I just finished my first full season of sailing and am already considering what to do next year. I was thinking of joining a fractional club. Does anyone have experience with any fractional clubs in NYC or northern NJ; good or bad. I contacted Sailtime several times and no one ever got back to me? This concerns me a little bit.


----------



## WDS123 (Apr 2, 2011)

Wait 4-6 weeks, a well funded group will be creating something exciting in the area - can't say more


----------



## Jimmy-D (Jun 30, 2012)

Hmmm, you've piqued my interest, can you tell me any key terms I should Google in 4-6 weeks?


----------



## CalebD (Jan 11, 2008)

Call up the sailtime people in Port Washington or another nearby location they operate out of (there are a few). 
I'm not sure if the sailtime outfit that was at the Chelsea Piers is still up and running. Their own people could tell you though.


----------



## Yamsailor (Jun 7, 2006)

A new outfit is NYC is starting in the Spring of 2013. Here is the weblink

Sailors NYC | Sailing is everyting!


----------



## tempest (Feb 12, 2007)

True North Sailing School in Jersey City, has a club sailing program on J-24's.

It's membership based rather than ownership.

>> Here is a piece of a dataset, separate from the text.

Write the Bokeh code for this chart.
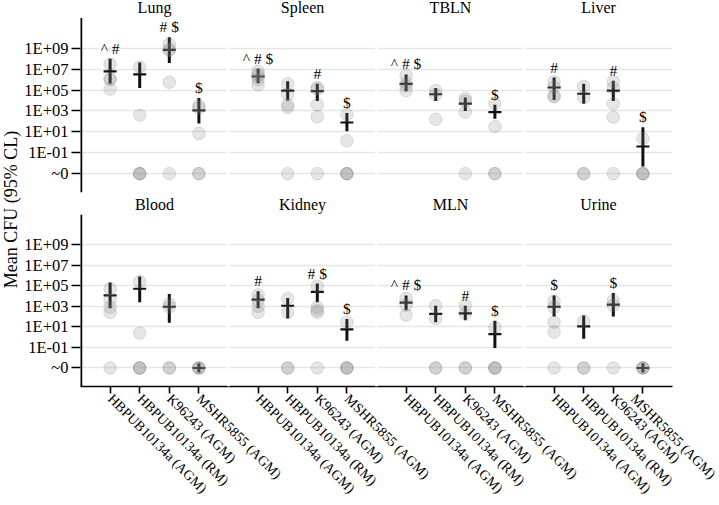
import math
from bokeh.plotting import figure
from bokeh.layouts import row, column
from bokeh.models import FixedTicker, Span
from bokeh.core.properties import value
from bokeh.embed import file_html
from bokeh.resources import INLINE

# ---------------- data (log10 CFU; None = ~0) ----------------
strains = ["HBPUB10134a (AGM)", "HBPUB10134a (RM)", "K96243 (AGM)", "MSHR5855 (AGM)"]
organs_top = ["Lung", "Spleen", "TBLN", "Liver"]
organs_bottom = ["Blood", "Kidney", "MLN", "Urine"]

points = {
    "Lung":   [[7.5, 6.1, 6.0, 5.1], [7.2, 2.6, None, None, None], [9.4, 8.9, 8.8, 5.75, None], [3.5, 3.3, 0.85, None, None]],
    "Spleen": [[6.8, 6.5, 6.3, 6.0, 5.5], [5.6, 4.6, 3.6, 3.35, None], [5.25, 5.1, 3.6, 2.45, None], [2.65, 0.15, None, None, None]],
    "TBLN":   [[6.4, 5.7, 5.4, 4.95], [4.95, 4.55, 2.2], [4.2, 3.95, 2.9, None], [3.7, 1.5, None, None]],
    "Liver":  [[5.8, 5.3, 4.45, 4.35], [5.35, 4.3, None, None], [5.8, 5.2, 3.7, 2.4, None], [0.35, None, None, None]],
    "Blood":  [[4.7, 3.6, 2.9, 2.4, None], [5.4, 0.4, None, None, None], [3.25, 2.95, None, None], [None, None, None]],
    "Kidney": [[4.1, 3.6, 3.0, 2.4], [3.75, 2.4, None, None], [4.95, 2.9, 2.6, 2.4, None], [1.45, None, None, None]],
    "MLN":    [[3.75, 3.1, 2.15], [3.05, 1.8, None, None], [3.05, 2.3, None, None], [0.95, None, None, None]],
    "Urine":  [[3.5, 2.9, 1.45, 0.5, None], [1.55, None, None], [3.55, 3.1, None], [None, None, None]],
}
means = {
    "Lung": [6.8, 6.5, 8.85, 3.05], "Spleen": [6.3, 4.95, 4.9, 1.9],
    "TBLN": [5.6, 4.6, 3.7, 2.9], "Liver": [5.25, 4.65, 4.95, -0.4],
    "Blood": [4.05, 4.7, 2.95, None], "Kidney": [3.65, 3.05, 4.4, 0.75],
    "MLN": [3.35, 2.25, 2.3, 0.3], "Urine": [2.95, 1.05, 3.15, None],
}
lows = {
    "Lung": [5.6, 5.2, 7.6, 1.8], "Spleen": [5.65, 4.0, 3.95, 1.05],
    "TBLN": [4.9, 3.95, 3.0, 2.25], "Liver": [4.05, 3.7, 3.95, -2.3],
    "Blood": [2.8, 3.4, 1.4, None], "Kidney": [2.8, 1.8, 3.4, -0.35],
    "MLN": [2.6, 1.45, 1.65, -1.05], "Urine": [2.0, -0.15, 2.0, None],
}
highs = {
    "Lung": [8.0, 7.65, 10.05, 4.25], "Spleen": [7.05, 5.85, 5.6, 2.8],
    "TBLN": [6.5, 5.2, 4.3, 3.6], "Liver": [6.2, 5.6, 5.9, 1.45],
    "Blood": [5.3, 5.9, 4.2, None], "Kidney": [4.45, 3.8, 5.2, 1.75],
    "MLN": [4.05, 3.05, 3.05, 1.6], "Urine": [4.05, 2.1, 4.3, None],
}
marks = {
    "Lung": ["^ #", "", "# $", "$"], "Spleen": ["^ # $", "", "#", "$"],
    "TBLN": ["^ # $", "", "", "$"], "Liver": ["#", "", "#", "$"],
    "Blood": ["", "", "", ""], "Kidney": ["#", "", "# $", "$"],
    "MLN": ["^ # $", "", "#", "$"], "Urine": ["$", "", "$", ""],
}
tick_exponents = [-1, 1, 3, 5, 7, 9]

# ---------------- styling / layout constants ----------------
ZERO_POS = -3.0          # where "~0" is drawn
Y0, Y1 = -4.8, 11.9      # extent of the visible y axis
PXU = 10.45              # pixels per log10 unit
FONT = "Liberation Serif"
ZERO_BAR = 0.45
LAB_W = 21
BORDER_L = 59
FRAME_W = 592
BORDER_R = 46


def make_panel(organs, show_x, frame_h, title_gap, border_bottom):
    ytop = Y0 + frame_h / PXU
    height = frame_h + border_bottom
    p = figure(width=BORDER_L + FRAME_W + BORDER_R, height=height,
               x_range=(0, 20), y_range=(Y0, ytop),
               output_backend="svg", toolbar_location=None,
               min_border_left=BORDER_L, min_border_right=BORDER_R,
               min_border_top=0, min_border_bottom=border_bottom)
    p.outline_line_color = None
    p.background_fill_color = "white"
    p.xgrid.visible = False
    p.ygrid.grid_line_color = "#e6e6e6"
    p.ygrid.grid_line_width = 1.3

    ticks = [ZERO_POS] + tick_exponents
    p.yaxis.ticker = FixedTicker(ticks=ticks)
    ov = {ZERO_POS: "~0"}
    for e in tick_exponents:
        ov[e] = "1E%+03d" % e
    p.yaxis.major_label_overrides = ov
    p.yaxis.axis_line_color = None
    p.yaxis.minor_tick_line_color = None
    p.yaxis.major_tick_in = 0
    p.yaxis.major_tick_out = 9
    p.yaxis.major_tick_line_width = 1.6
    p.yaxis.major_label_text_font = FONT
    p.yaxis.major_label_text_font_size = "16.5px"
    p.yaxis.major_label_text_color = "black"
    p.yaxis.major_label_standoff = 3

    xpos = [g * 5 + j + 1 for g in range(len(organs)) for j in range(len(strains))]
    if show_x:
        p.xaxis.ticker = FixedTicker(ticks=xpos)
        p.xaxis.major_label_overrides = {x: strains[i % 4] for i, x in enumerate(xpos)}
        p.xaxis.major_label_orientation = -math.pi / 4
        p.xaxis.minor_tick_line_color = None
        p.xaxis.major_tick_in = 0
        p.xaxis.major_tick_out = 7
        p.xaxis.axis_line_width = 1.6
        p.xaxis.major_tick_line_width = 1.6
        p.xaxis.major_label_text_font = FONT
        p.xaxis.major_label_text_font_size = "14px"
        p.xaxis.major_label_text_color = "black"
        p.xaxis.major_label_standoff = 3
    else:
        p.xaxis.visible = False

    # small breaks in the grid between facets
    for b in range(1, len(organs)):
        p.add_layout(Span(location=b * 5, dimension="height", line_color="white", line_width=3))

    # left axis line (only over the panel's value range)
    p.segment(x0=[0], y0=[Y0], x1=[0], y1=[Y1], line_color="black", line_width=3.5)

    px, py = [], []
    bx, blo, bhi = [], [], []
    mx, my = [], []
    tx, ty, tt = [], [], []
    hx, hy, ht = [], [], []
    for g, org in enumerate(organs):
        hx.append(g * 5 + 2.5)
        hy.append(Y1 + title_gap / PXU)
        ht.append(org)
        for j in range(len(strains)):
            x = g * 5 + j + 1
            for v in points[org][j]:
                px.append(x)
                py.append(ZERO_POS if v is None else v)
            m = means[org][j]
            if m is None:
                mx.append(x); my.append(ZERO_POS)
                bx.append(x); blo.append(ZERO_POS - ZERO_BAR); bhi.append(ZERO_POS + ZERO_BAR)
            else:
                mx.append(x); my.append(m)
                bx.append(x); blo.append(lows[org][j]); bhi.append(highs[org][j])
                if marks[org][j]:
                    tx.append(x); ty.append(highs[org][j] + 2.0 / PXU); tt.append(marks[org][j])

    p.segment(x0=bx, y0=blo, x1=bx, y1=bhi, line_color="#111111", line_width=3)
    p.scatter(x=mx, y=my, marker="dash", size=13, line_color="#111111", line_width=2.2)
    p.scatter(x=px, y=py, marker="circle", size=12.5, fill_color="#808080", fill_alpha=0.2,
              line_color="#808080", line_alpha=0.25, line_width=1)
    p.text(x=tx, y=ty, text=tt, text_align="center", text_baseline="bottom",
           text_font=value(FONT), text_font_size="15.5px", text_color="black")
    p.text(x=hx, y=hy, text=ht, text_align="center", text_baseline="middle",
           text_font=value(FONT), text_font_size="16px", text_color="black")
    return p


p1 = make_panel(organs_top, False, 192, 10, 3)
p2 = make_panel(organs_bottom, True, 194, 10, 115)

total_h = p1.height + p2.height
lab = figure(width=LAB_W, height=total_h, x_range=(0, 1), y_range=(0, 1),
             x_axis_location=None, y_axis_location=None,
             output_backend="svg", toolbar_location=None, min_border=0)
lab.outline_line_color = None
lab.xgrid.visible = False
lab.ygrid.visible = False
lab.text(x=[0.5], y=[1 - 209 / total_h], text=["Mean CFU (95% CL)"], angle=math.pi / 2,
         text_align="center", text_baseline="middle",
         text_font=value(FONT), text_font_size="18px", text_color="black")

layout = row(lab, column(p1, p2))
open("out.html", "w").write(file_html(layout, INLINE))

Basically, their boats are used for teaching in the mornings and then are available to their club members in the afternoons. Weekdays and Weekends included. If you want to bring non-member guests there's a daily fee. I thought it was a pretty good deal for someone who wanted to sail but didn't want to own a boat. I have a boat, so I'm not a member, but I've met some of them. Nice folks. They also arrange a flotilla in the BVI in the off season. You can look them up online.


----------